£100m bet on London 2012 Olympics
Nine times as many bets placed by the Sporting Index's customers compared to Beijing Games.

Close to £100m is estimated to have been bet on the recent London 2012 Olympics with operator Sporting Index reporting record turnover.
Nine times as many bets were placed by the spread betting operator’s customers compared to four years ago during the Games in Beijing in 2008.
Close to three quarters (70%) of its customers that had been active betting with the operator in the past three weeks had at least one bet on the Olympics it found, with one in three clients placing bets via hand-held devices.
The number of markets during the 30th Olympiad also more than doubled compared to Beijing (16 sports) with Sporting Index taking bets on all 36 sports with bets placed on every one of the 302 medal events. The top betting sports were found to be football and tennis, however swimming, basketball, athletics, boxing and cycling all proved popular, it said.

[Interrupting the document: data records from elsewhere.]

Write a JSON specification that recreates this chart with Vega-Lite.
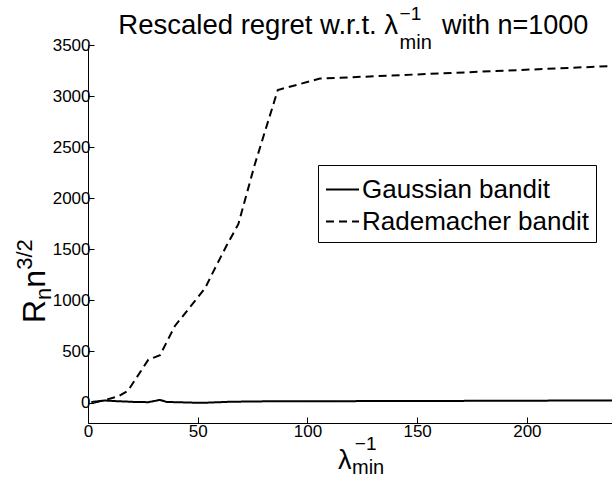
{
  "$schema": "https://vega.github.io/schema/vega-lite/v6.json",
  "width": 524,
  "height": 378,
  "autosize": {"type": "none"},
  "padding": {"left": 88, "top": 45, "right": 0, "bottom": 54},
  "background": "white",
  "config": {
    "view": {"stroke": null},
    "font": "Liberation Sans",
    "text": {"font": "Liberation Sans", "color": "black", "baseline": "alphabetic"},
    "axis": {
      "grid": false,
      "domainColor": "black",
      "domainWidth": 1,
      "tickColor": "black",
      "tickWidth": 1,
      "tickSize": -6,
      "labelColor": "black",
      "labelFont": "Liberation Sans",
      "labelFontSize": 17,
      "labelFlush": false,
      "labelOverlap": false,
      "format": "d",
      "title": null
    }
  },
  "datasets": {
    "curves": [
      {"series": "Gaussian bandit", "x": 1.5, "y": 5},
      {"series": "Gaussian bandit", "x": 7.7, "y": 20},
      {"series": "Gaussian bandit", "x": 13.8, "y": 13},
      {"series": "Gaussian bandit", "x": 21.4, "y": 6},
      {"series": "Gaussian bandit", "x": 27.5, "y": 4},
      {"series": "Gaussian bandit", "x": 32.8, "y": 26},
      {"series": "Gaussian bandit", "x": 35.9, "y": 6},
      {"series": "Gaussian bandit", "x": 51.8, "y": -3},
      {"series": "Gaussian bandit", "x": 65, "y": 8},
      {"series": "Gaussian bandit", "x": 80.7, "y": 12},
      {"series": "Gaussian bandit", "x": 100, "y": 13},
      {"series": "Gaussian bandit", "x": 140, "y": 15},
      {"series": "Gaussian bandit", "x": 180, "y": 17},
      {"series": "Gaussian bandit", "x": 238.8, "y": 21},
      {"series": "Rademacher bandit", "x": 3, "y": 0},
      {"series": "Rademacher bandit", "x": 7.7, "y": 25},
      {"series": "Rademacher bandit", "x": 13.8, "y": 60},
      {"series": "Rademacher bandit", "x": 18.2, "y": 115},
      {"series": "Rademacher bandit", "x": 27.5, "y": 420},
      {"series": "Rademacher bandit", "x": 32.8, "y": 463},
      {"series": "Rademacher bandit", "x": 39.6, "y": 750},
      {"series": "Rademacher bandit", "x": 53.3, "y": 1117},
      {"series": "Rademacher bandit", "x": 57.1, "y": 1282},
      {"series": "Rademacher bandit", "x": 63, "y": 1530},
      {"series": "Rademacher bandit", "x": 68.5, "y": 1746},
      {"series": "Rademacher bandit", "x": 76, "y": 2330},
      {"series": "Rademacher bandit", "x": 86.5, "y": 3060},
      {"series": "Rademacher bandit", "x": 105.7, "y": 3171},
      {"series": "Rademacher bandit", "x": 238.8, "y": 3294}
    ],
    "one": [{}]
  },
  "layer": [
    {
      "data": {"name": "curves"},
      "mark": {"type": "line", "color": "black", "strokeWidth": 2, "clip": true},
      "encoding": {
        "x": {
          "field": "x", "type": "quantitative",
          "scale": {"domain": [0, 238.8], "nice": false, "zero": false},
          "axis": {"values": [0, 50, 100, 150, 200], "labelPadding": 6}
        },
        "y": {
          "field": "y", "type": "quantitative",
          "scale": {"domain": [-200, 3500], "nice": false, "zero": false},
          "axis": {"values": [0, 500, 1000, 1500, 2000, 2500, 3000, 3500], "labelPadding": 4}
        },
        "strokeDash": {
          "field": "series", "type": "nominal",
          "scale": {"domain": ["Gaussian bandit", "Rademacher bandit"], "range": [[1, 0], [8, 5]]},
          "legend": {
            "orient": "none",
            "legendX": 230,
            "legendY": 120,
            "title": null,
            "strokeColor": "black",
            "fillColor": "white",
            "padding": 7,
            "symbolType": "stroke",
            "symbolSize": 1089,
            "symbolStrokeColor": "black",
            "symbolStrokeWidth": 2,
            "labelFont": "Liberation Sans",
            "labelFontSize": 26,
            "labelColor": "black",
            "labelOffset": 2,
            "rowPadding": 1,
            "labelLimit": 400
          }
        }
      }
    },
    {
      "data": {"name": "one"},
      "mark": {"type": "text", "align": "right", "fontSize": 27.5, "text": "Rescaled regret w.r.t. λ"},
      "encoding": {"x": {"datum": 141.3}, "y": {"datum": 3608}}
    },
    {
      "data": {"name": "one"},
      "mark": {"type": "text", "align": "left", "fontSize": 19, "text": "−1"},
      "encoding": {"x": {"datum": 142.0}, "y": {"datum": 3745}}
    },
    {
      "data": {"name": "one"},
      "mark": {"type": "text", "align": "left", "fontSize": 20, "text": "min"},
      "encoding": {"x": {"datum": 142.0}, "y": {"datum": 3461}}
    },
    {
      "data": {"name": "one"},
      "mark": {"type": "text", "align": "left", "fontSize": 27, "text": "with n=1000"},
      "encoding": {"x": {"datum": 161.3}, "y": {"datum": 3608}}
    },
    {
      "data": {"name": "one"},
      "mark": {"type": "text", "align": "left", "fontSize": 27, "text": "λ"},
      "encoding": {"x": {"datum": 113.9}, "y": {"datum": -650}}
    },
    {
      "data": {"name": "one"},
      "mark": {"type": "text", "align": "left", "fontSize": 19, "text": "−1"},
      "encoding": {"x": {"datum": 121.6}, "y": {"datum": -464}}
    },
    {
      "data": {"name": "one"},
      "mark": {"type": "text", "align": "left", "fontSize": 20, "text": "min"},
      "encoding": {"x": {"datum": 120.3}, "y": {"datum": -700}}
    },
    {
      "data": {"name": "one"},
      "mark": {"type": "text", "align": "left", "angle": 270, "fontSize": 32, "text": "R"},
      "encoding": {"x": {"datum": -19.6}, "y": {"datum": 779}}
    },
    {
      "data": {"name": "one"},
      "mark": {"type": "text", "align": "left", "angle": 270, "fontSize": 22, "text": "n"},
      "encoding": {"x": {"datum": -16.9}, "y": {"datum": 1005}}
    },
    {
      "data": {"name": "one"},
      "mark": {"type": "text", "align": "left", "angle": 270, "fontSize": 32, "text": "n"},
      "encoding": {"x": {"datum": -19.6}, "y": {"datum": 1124}}
    },
    {
      "data": {"name": "one"},
      "mark": {"type": "text", "align": "left", "angle": 270, "fontSize": 22, "text": "3/2"},
      "encoding": {"x": {"datum": -25.5}, "y": {"datum": 1299}}
    }
  ]
}
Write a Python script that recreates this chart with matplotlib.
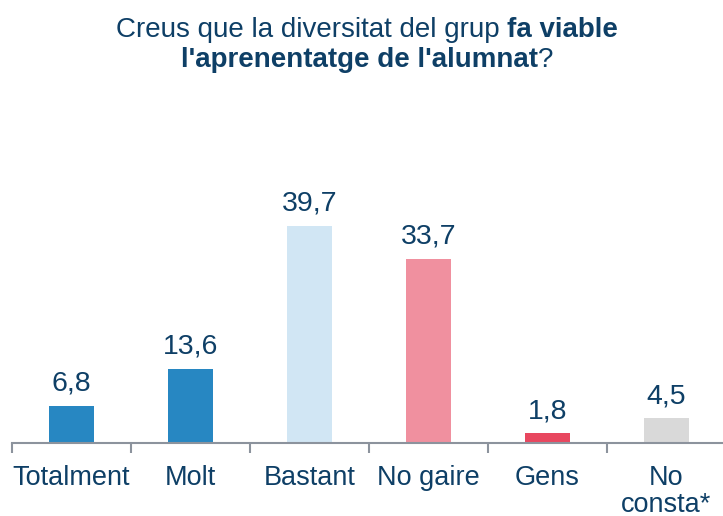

The company has invested heavily in its trading team, algorithms and modelling for the Olympics in the last 18 months with Mark Maydon, commercial director at the Sporting Index Group saying that the company had been “rewarded with unprecedented levels of interest”.
One of the firm’s best performing markets was the total number of gold medals that the Great Britain team would win. The initial quote was 24, but after a sluggish start many of Sporting Index’s big clients sold (bet lower) than that figure, forcing the prediction down to 20. That meant the operator was probably the only bookmaker cheering on Team GB with “each and every medal greeted with glee on the trading floor”, a spokesman said today.
Sporting Solutions, its B2B software and data services division that provides a number of bookmakers with a fixed-odds pricing service founded that turnover was much higher than expected when gathering feedback from its customers. Initial estimates had suggested somewhere between £20m to £40m would be bet in the UK, but the final figure was between £80m to 100m.